Beyond machine learning, normalization matters in:
- Image processing (pixel values get scaled to 0-1)
- Database management (reducing redundancy)
- Signal processing (baseline correction)
- Statistics (making distributions comparable)
The Main Normalization Methods
There isn't one "correct" way to normalize. Different situations call for different approaches. Here's how they stack up:
| Method | Range | Best For | Sensitivity to Outliers |
|---|---|---|---|
| Min-Max | [0, 1] or custom | Bounded data, neural networks | High |
| Z-Score | Approximately [-3, 3] | Unknown distribution, parametric stats | Moderate |
| Robust Scaler | Approximately [-1, 1] | Data with extreme outliers | Low |
| Log Scaling | Varies | Highly skewed data | Moderate |
| Unit Vector | [0, 1] or [-1, 1] | Directional comparisons, text classification | High |
Min-Max Normalization
This is the most straightforward method. You take each value, subtract the minimum, and divide by the range (max minus min).
Formula:
X_normalized = (X - X_min) / (X_max - X_min)
The result lands squarely between 0 and 1. Values at the minimum become 0. Values at the maximum become 1. Everything else falls in between proportionally.
This works well when you know your data's bounds and don't have extreme outliers. It's the default choice for image processing where pixel values naturally fall between 0 and 255.
Z-Score Normalization (Standardization)
Z-score normalization rescales data based on its mean and standard deviation. Each value gets expressed as how many standard deviations it sits from the mean.
Formula:
X_normalized = (X - μ) / σ
Where μ is the mean and σ is the standard deviation.
This doesn't constrain values to a specific range. Instead, it centers the data around zero with unit variance. A value of 0 means average. A value of 2 means two standard deviations above average.
Use this when your data follows a roughly Gaussian distribution and you need to preserve outlier information while making features comparable. Many statistical methods assume normality—this gets you there.
Robust Scaler
When your data contains extreme outliers, min-max and z-score both break down. Robust Scaler uses the median and interquartile range instead of mean and standard deviation.
Formula:
X_normalized = (X - median) / IQR
The median and IQR aren't affected by outliers the way mean and standard deviation are. Your transformed data will still cluster around zero, but extreme values won't warp everything else.
This is the right choice when someone says "we have a few customers with billion-dollar accounts" and you need to analyze typical behavior.
When to Use What
Don't just default to min-max because it's simple.
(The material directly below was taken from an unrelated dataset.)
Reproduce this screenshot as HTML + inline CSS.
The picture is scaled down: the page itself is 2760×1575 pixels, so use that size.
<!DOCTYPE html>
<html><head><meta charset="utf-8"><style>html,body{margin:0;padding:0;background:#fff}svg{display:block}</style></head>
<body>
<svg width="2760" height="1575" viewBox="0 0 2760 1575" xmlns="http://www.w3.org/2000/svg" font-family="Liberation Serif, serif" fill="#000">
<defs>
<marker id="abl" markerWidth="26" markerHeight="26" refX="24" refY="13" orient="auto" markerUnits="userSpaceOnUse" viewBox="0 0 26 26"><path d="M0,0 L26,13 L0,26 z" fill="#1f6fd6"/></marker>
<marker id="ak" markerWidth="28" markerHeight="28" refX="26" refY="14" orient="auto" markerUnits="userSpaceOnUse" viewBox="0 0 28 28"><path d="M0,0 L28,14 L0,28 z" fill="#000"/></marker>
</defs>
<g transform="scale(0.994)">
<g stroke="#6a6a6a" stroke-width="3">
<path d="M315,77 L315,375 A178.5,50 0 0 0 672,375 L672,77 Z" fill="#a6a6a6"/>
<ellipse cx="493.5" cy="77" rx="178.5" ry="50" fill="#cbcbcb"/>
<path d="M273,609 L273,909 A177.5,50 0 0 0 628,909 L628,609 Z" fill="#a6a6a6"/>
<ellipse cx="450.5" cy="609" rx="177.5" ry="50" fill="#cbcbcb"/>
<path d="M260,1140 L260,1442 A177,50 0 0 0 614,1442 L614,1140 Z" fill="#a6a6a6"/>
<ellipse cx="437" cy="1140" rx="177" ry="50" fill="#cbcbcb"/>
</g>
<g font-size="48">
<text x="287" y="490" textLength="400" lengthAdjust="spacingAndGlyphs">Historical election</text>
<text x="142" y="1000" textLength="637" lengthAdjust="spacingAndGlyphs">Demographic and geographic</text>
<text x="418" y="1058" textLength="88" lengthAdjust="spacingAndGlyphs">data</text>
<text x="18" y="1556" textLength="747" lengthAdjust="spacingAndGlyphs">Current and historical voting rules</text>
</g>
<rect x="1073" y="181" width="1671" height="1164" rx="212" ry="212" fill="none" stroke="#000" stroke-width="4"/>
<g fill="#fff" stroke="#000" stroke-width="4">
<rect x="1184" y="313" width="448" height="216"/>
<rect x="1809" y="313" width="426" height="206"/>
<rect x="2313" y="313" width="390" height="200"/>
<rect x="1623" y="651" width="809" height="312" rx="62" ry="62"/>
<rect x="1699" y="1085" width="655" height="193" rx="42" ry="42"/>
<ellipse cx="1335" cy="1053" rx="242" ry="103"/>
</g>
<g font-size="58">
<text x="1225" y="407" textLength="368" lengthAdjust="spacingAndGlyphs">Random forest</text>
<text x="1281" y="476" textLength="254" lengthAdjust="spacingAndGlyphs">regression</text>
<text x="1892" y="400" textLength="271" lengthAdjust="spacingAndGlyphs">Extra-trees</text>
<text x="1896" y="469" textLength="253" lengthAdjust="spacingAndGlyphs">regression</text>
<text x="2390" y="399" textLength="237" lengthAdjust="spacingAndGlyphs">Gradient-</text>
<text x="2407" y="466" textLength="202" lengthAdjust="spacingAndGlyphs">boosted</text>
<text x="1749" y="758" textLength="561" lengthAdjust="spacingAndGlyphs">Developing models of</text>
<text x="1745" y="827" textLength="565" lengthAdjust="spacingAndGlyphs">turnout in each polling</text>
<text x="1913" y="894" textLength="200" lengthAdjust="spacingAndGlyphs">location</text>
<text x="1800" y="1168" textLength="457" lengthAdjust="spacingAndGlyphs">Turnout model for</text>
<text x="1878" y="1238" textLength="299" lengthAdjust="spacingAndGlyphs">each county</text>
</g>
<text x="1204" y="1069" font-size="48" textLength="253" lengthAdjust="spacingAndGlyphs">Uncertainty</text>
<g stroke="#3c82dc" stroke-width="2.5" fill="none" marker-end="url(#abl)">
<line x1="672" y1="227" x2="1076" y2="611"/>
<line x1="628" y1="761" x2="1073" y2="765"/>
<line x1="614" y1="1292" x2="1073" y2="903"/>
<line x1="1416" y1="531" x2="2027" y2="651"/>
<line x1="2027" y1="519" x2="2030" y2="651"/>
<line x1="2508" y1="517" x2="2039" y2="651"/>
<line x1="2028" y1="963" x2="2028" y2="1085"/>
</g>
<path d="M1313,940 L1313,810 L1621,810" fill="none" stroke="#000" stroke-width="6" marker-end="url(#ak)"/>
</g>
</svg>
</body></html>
Match the method to your data and your goal.
- Neural networks want [0,1] or [-1,1] → Min-Max
- PCA or clustering → Z-score works better
- Data with known outliers → Robust Scaler
- Comparing fundamentally different scales → Unit vector (divide by magnitude)
- Right-skewed data with zeros → Log transform first, then normalize
Getting Started: Practical Implementation
Here's how to actually do this in Python with scikit-learn:
Min-Max Scaling
from sklearn.preprocessing import MinMaxScaler
import numpy as np
data = np.array([[100], [200], [300], [400], [500]])
scaler = MinMaxScaler()
normalized = scaler.fit_transform(data)
print(normalized)
# Output: [[0. ], [0.25], [0.5 ], [0.75], [1. ]]
Z-Score Standardization
from sklearn.preprocessing import StandardScaler
data = np.array([[100], [200], [300], [400], [500]])
scaler = StandardScaler()
standardized = scaler.fit_transform(data)
print(standardized)
# Output: [[-1.414], [-0.707], [0.], [0.707], [1.414]]
Robust Scaling
from sklearn.preprocessing import RobustScaler
data = np.array([[100], [200], [300], [400], [1000]])
scaler = RobustScaler()
normalized = scaler.fit_transform(data)
print(normalized)
# The outlier at 1000 doesn't distort the 100-400 range
Common Mistakes That Will Burn You
Applying normalization before splitting train/test. You fit your scaler on all data, then split. This leaks information. Fit on training data only, then transform both training and test with that fitted scaler.
Normalizing categorical variables. Don't. Encode them instead (one-hot, label encoding, etc.). Normalization implies ordered, continuous relationships that categories don't have.
Assuming normalization fixes bad data. It doesn't. Outliers, missing values, and duplicates still need handling. Normalization just rescales what's there.
Using min-max on streaming data. If new values exceed your observed min/max, they'll fall outside [0,1]. Z-score handles this more gracefully since it doesn't depend on extremes.
The Bottom Line
Normalization is a preprocessing step, not a fix for fundamental data problems. Choose your method based on your algorithm's requirements, your data's distribution, and whether outliers are present. Min-max for bounded data and neural networks. Z-score for statistics and ML that assumes normality. Robust Scaler when outliers are wrecking everything else.
Get this right and your models train faster and perform better. Get it wrong and nothing else matters.